The Proterozoic Chaparral shear zone of central Arizona is one of a network of subvertical, northeast-striking shear zones that divide the Proterozoic orogenic belt of Arizona into tectonic blocks. The zone is several kilometers wide and contains variably developed mylonitic foliation that is subparallel to the regional subvertical foliation. Stretching lineations plunge shallowly northeast, and displacement across the zone was dominantly right-lateral. Several lines of evidence constrain displacement across the zone to be greater than 5 km, but probably less than tens of kilometers: (1) stratigraphic and plutonic rocks can be correlated across the zone, (2) structural and metamorphic histories of tectonic blocks on opposite sides of the zone are similar, and (3) integration of shear strain (estimated by deflection of earlier fabric) suggests greater than 5 km of strike slip.
More important than scale of movement across the zone, structural studies have clarified several aspects of the assembly history of the orogen. Early north- to northwest-striking S1 foliation, on both sides of the Chaparral shear zone, records one or more deformational events that took place between 1.75 and 1.7 Ga. Early fabrics record northeast-southwest or east-west shortening and west-verging thrusting that we interpret to have formed during development of a primitive arc complex. In contrast, intense deformation in the Chaparral shear zone took place during regional northwest-southeast shortening, D2, that produced the dominant subvertical northeast-striking foliation and the present block architecture of the orogen. D2 is interpreted to have been in part synchronous with emplacement of 1.70 Ga granitoids and to record assembly of volcanic belts to North America.
Of general interest is the character of D2 deformation partitioning in and across the shear zone. Two types of high-strain domains were generated during shortening. One type, represented by rocks southeast of the shear zone, involved extreme shortening and transposition by folding. The other type, represented by the shear zone, involved simple shear deformation in a complicated array of anastomosing and conjugate shear zones. Overprinting relationships suggest that the second type may have nucleated on the first, implying an important component of deformation partitioning in time, as well as space.
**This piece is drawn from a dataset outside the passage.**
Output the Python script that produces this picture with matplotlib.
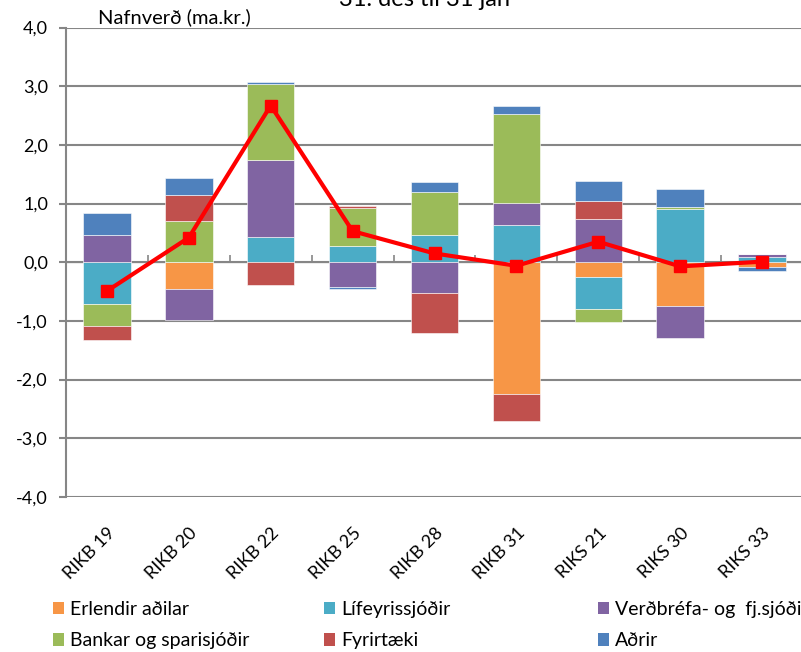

Mylonitic fabric in the shear zone developed by progressive heterogeneous simple shear followed by brittle fracturing. Conjugate shear bands suggest a shallow southeast-plunging σ 1 late during strike-slip deformation. This is consistent with regional D2 shortening but not with the incremental shortening direction expected during right-lateral simple shear. This supports a regional kinematic model in which the Chaparral shear zone (right-lateral) and a temporally related left-lateral shear zone were regional-scale conjugate shear zones that accommodated heterogeneous D2 northwest-southeast orogenic shortening via escape-block tectonics. Thus, orogen-parallel strike-slip displacements in the Chaparral shear zone were a response to partitioned shortening in the late stages of accretion rather than transpressional accretion during oblique subduction.